Uno tsunami è un evento imprevedibile e piuttosto raro. Ma tutti ormai sanno, anche alla luce del tanto parlare di Climate Change che troppa acqua (esattamente come troppo poca) significa morte e distruzione.
Sembriamo inermi davanti alla forza delle acqua ma è giusto ricordare che l’uomo ha le competenze per convivere felicemente con i cicli idrici, soprattutto grazie alla cultura agricola tradizionale e all’architettura. Riprendere le fila di un sapere secolare condiviso e trasformarlo in una scienza futuribile è il compito che si stanno dando oggi gli urbanisti.

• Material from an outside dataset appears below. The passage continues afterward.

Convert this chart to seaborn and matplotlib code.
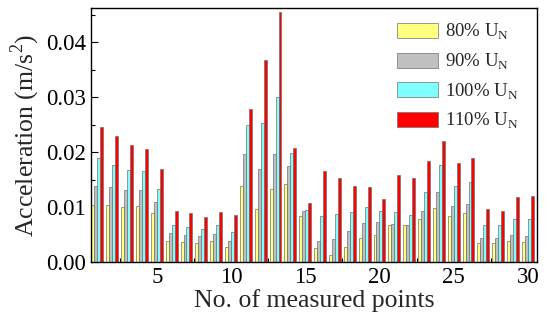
import numpy as np
import pandas as pd
import matplotlib
matplotlib.use("Agg")
import matplotlib.pyplot as plt
import seaborn as sns
from matplotlib.ticker import MultipleLocator, FixedLocator

# measured points 1..30
points = list(range(1, 31))

# acceleration (m/s^2)
u80 = [0.0103, 0.0104, 0.0100, 0.0102, 0.0089, 0.0038, 0.0036, 0.0035, 0.0038, 0.0027,
       0.0139, 0.0096, 0.0132, 0.0141, 0.0084, 0.0025, 0.0013, 0.0028, 0.0044, 0.0049,
       0.0067, 0.0067, 0.0079, 0.0099, 0.0084, 0.0089, 0.0035, 0.0035, 0.0039, 0.0037]
u90 = [0.0138, 0.0136, 0.0131, 0.0131, 0.0109, 0.0052, 0.0049, 0.0047, 0.0050, 0.0039,
       0.0197, 0.0170, 0.0196, 0.0175, 0.0093, 0.0039, 0.0042, 0.0057, 0.0071, 0.0073,
       0.0069, 0.0067, 0.0093, 0.0127, 0.0101, 0.0106, 0.0043, 0.0044, 0.0049, 0.0048]
u100 = [0.0189, 0.0176, 0.0168, 0.0165, 0.0133, 0.0067, 0.0063, 0.0060, 0.0067, 0.0055,
        0.0249, 0.0253, 0.0301, 0.0198, 0.0095, 0.0083, 0.0087, 0.0091, 0.0100, 0.0093,
        0.0091, 0.0086, 0.0128, 0.0176, 0.0138, 0.0145, 0.0067, 0.0067, 0.0078, 0.0078]
u110 = [0.0245, 0.0229, 0.0213, 0.0206, 0.0170, 0.0092, 0.0089, 0.0081, 0.0091, 0.0086,
        0.0279, 0.0367, 0.0455, 0.0207, 0.0107, 0.0165, 0.0152, 0.0138, 0.0136, 0.0115,
        0.0159, 0.0153, 0.0184, 0.0221, 0.0180, 0.0190, 0.0096, 0.0093, 0.0118, 0.0120]

series_labels = ["80% U$_\\mathregular{N}$", "90% U$_\\mathregular{N}$",
                 "100% U$_\\mathregular{N}$", "110% U$_\\mathregular{N}$"]
colors = ["#FFFF80", "#C0C0C0", "#80FFFF", "#FF0000"]

df = pd.DataFrame({
    "point": points * 4,
    "value": u80 + u90 + u100 + u110,
    "level": sum([[lab] * len(points) for lab in series_labels], []),
})

sns.set_style("ticks")
plt.rcParams["font.family"] = ["Liberation Serif", "DejaVu Serif"]
plt.rcParams["mathtext.fontset"] = "custom"
plt.rcParams["mathtext.rm"] = "Liberation Serif"

fig, ax = plt.subplots(figsize=(5.5, 3.23), dpi=100)
fig.subplots_adjust(left=0.165, right=0.976, bottom=0.189, top=0.975)

sns.barplot(data=df, x="point", y="value", hue="level", hue_order=series_labels,
            palette=colors, saturation=1, width=0.8, gap=0,
            edgecolor="#707070", linewidth=0.5, errorbar=None, ax=ax)

ax.set_xlim(-0.45, 29.6)
ax.set_ylim(0, 0.0462)

# categorical positions are 0-based
ax.xaxis.set_major_locator(FixedLocator([p - 1 for p in points if p % 5 == 0]))
ax.set_xticklabels([str(p) for p in points if p % 5 == 0])
ax.xaxis.set_minor_locator(FixedLocator([p - 1 + 0.5 for p in points if p % 5 == 2]))
ax.yaxis.set_major_locator(MultipleLocator(0.01))
ax.yaxis.set_minor_locator(MultipleLocator(0.005))
ax.yaxis.set_major_formatter(matplotlib.ticker.FormatStrFormatter("%.2f"))

ax.tick_params(which="both", direction="in", colors="black", labelsize=16.5)
ax.tick_params(which="major", length=5, width=0.8)
ax.tick_params(which="minor", length=3, width=0.8)

for sp in ax.spines.values():
    sp.set_visible(True)
    sp.set_linewidth(1.0)
    sp.set_color("black")

ax.set_xlabel("No. of measured points", fontsize=18.5, labelpad=1)
ax.set_ylabel("Acceleration (m/s$^\\mathregular{2}$)", fontsize=18.5, labelpad=3)

ax.legend(loc="upper right", bbox_to_anchor=(0.985, 0.99), frameon=False,
          fontsize=13.5, handlelength=2.2, handleheight=0.85, labelspacing=0.5,
          handletextpad=0.4, borderaxespad=0.2)

fig.savefig("out.png", dpi=100)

“L'acqua è costantemente in movimento, attraversa i confini, nutre (e distrugge) la vita. Come si possono considerare insieme l'acqua e l'urbanistica in una cornice generativa che coinvolge una crescita economica, sociale, culturale?”. È la domanda che si pone Kate Orff, da sei anni alla guida di Water Urbanism, uno studio della Columbia University per la riprogettazione della relazione fra acqua e metropoli del global south. La risposta è ovviamente complessa, ma riguarda da vicino l’impegno dei governi, oltre a quello delle imprese private, e un approccio multidisciplinare che coinvolge anche politologi ed economisti, oltre a urbanisti e architetti.